Mais les blocages semblent se faire à un autre niveau : « Le monde agricole est contraint d’évoluer et il le sait. Il y a beaucoup de prises de cons­cience et de volonté de changement, ainsi que des débats en interne, mais aussi une su­prématie de gens au pouvoir qui veulent gar­der leur siège… On a une génération de déci­deurs bourrus qui n’ont même pas vu venir les problématiques environnementales et les évolutions sociétales ! Nombre de paysans se­raient prêts à foutre dehors tous ceux qui bouffent sur leur dos, sauf qu’ils redoutent les pressions, financières et de pouvoir. »2

Mais qu’entendez-vous par « agriculture traditionnelle » ?

Dans le Larousse le mot traditionnel signifie « qui est fondé sur la tradition, sur un long usage ». Dans ce cas vous devez sûrement parler de la ferme en polyculture-élevage qui a su cumuler et tirer parti d’un savoir paysan de 2000 ans ? Ces fermes qui ont longtemps été le modèle dominant en France et qui parvenaient à nourrir les gens du territoire et ceux qui la pratiquaient à l’instar de l’agriculture familiale dans le monde. Ces fermes victimes du remembrement, qui ont laissé place à des exploitations grandissantes et à l’industrialisation de l’agriculture.

D’ailleurs, d’après cette définition, je ne vois pas en quoi l’agriculture bio ne serait pas traditionnelle ?

Plus loin, vous dites que cette agriculture est « vertueuse aujourd’hui ».

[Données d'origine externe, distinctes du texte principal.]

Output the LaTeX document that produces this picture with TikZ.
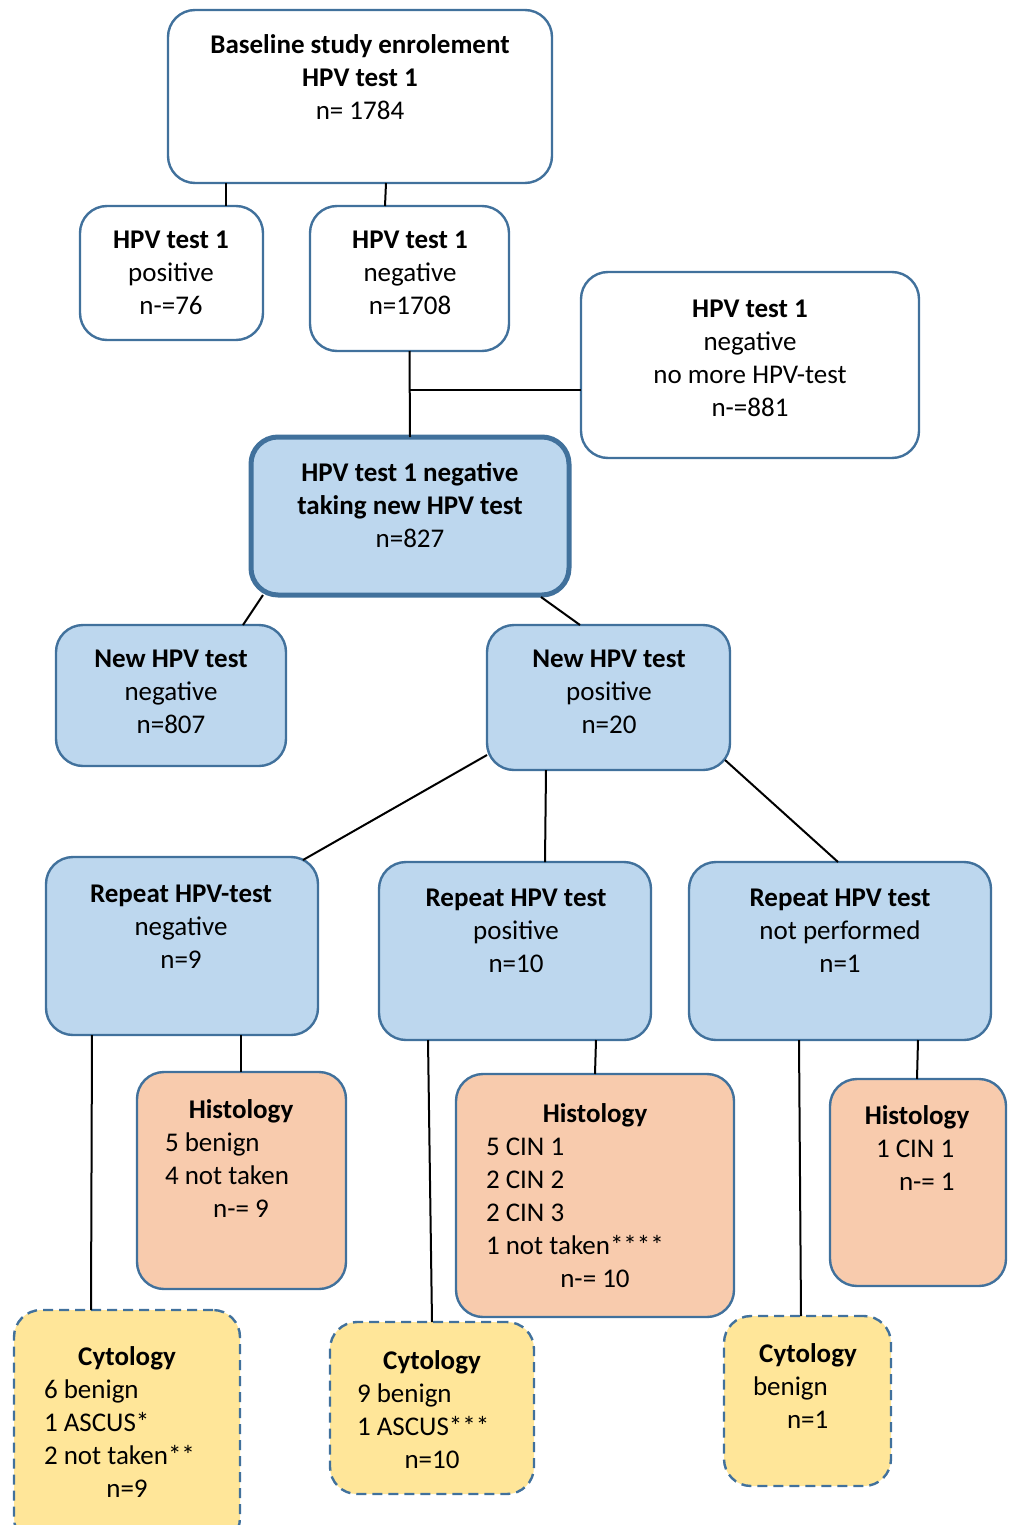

J’ignore donc ce que vous entendez par « agriculture traditionnelle », mais malheureusement, les chiffres sont factuels, les exploitations de grande échelle, les élevages hors-sol, et concentrationnaires, sont loin d’être vertueux, même aujourd’hui.

Sur l’agglomération dinanaise, 52 % des émissions de gaz à effet de serres sont liées à l’agriculture3, 96% des masses d’eau sont dans un état “moins que bon”4, une analyse des cheveux d’un enfant de Planguenoual (juillet 2019) révèle la présence de plus de 50 % de produits phytosanitaires et vétérinaires d’origine agricole (antibiotique vétérinaires, hormones végétales, fongicides, herbicides, insecticides)5, elle est coûteuse pour la collectivité (retraitement de l’eau, coût sanitaires et environnementaux, aide PAC…), elle est dépendante ( une surface équivalente à la surface agricole bretonne est cultivée au Brésil pour nourrir le cheptel breton) peu résiliente, et elle n’encourage pas la création d’emploi6.

L’agriculture dont vous parlez « nourrit la planète » et la bio ne pourrait produire de gros volumes ?

Ce n’est pas à l’agriculteur ou l’agricultrice bretonne de nourrir « la planète », et d’ailleurs, elle n’a pas besoin d’être nourrit : la FAO (Food and agriculture organisation) a établi en Octobre 2015 que l’agriculture familiale, qui est la 1ère forme d’agriculture dans le monde, représentent 500 millions d’exploitation dans le monde, soit 9 exploitations sur 10, qui produit plus de 80 % des denrées alimentaires mondiales, elle est donc bien la clé de la sécurité alimentaire.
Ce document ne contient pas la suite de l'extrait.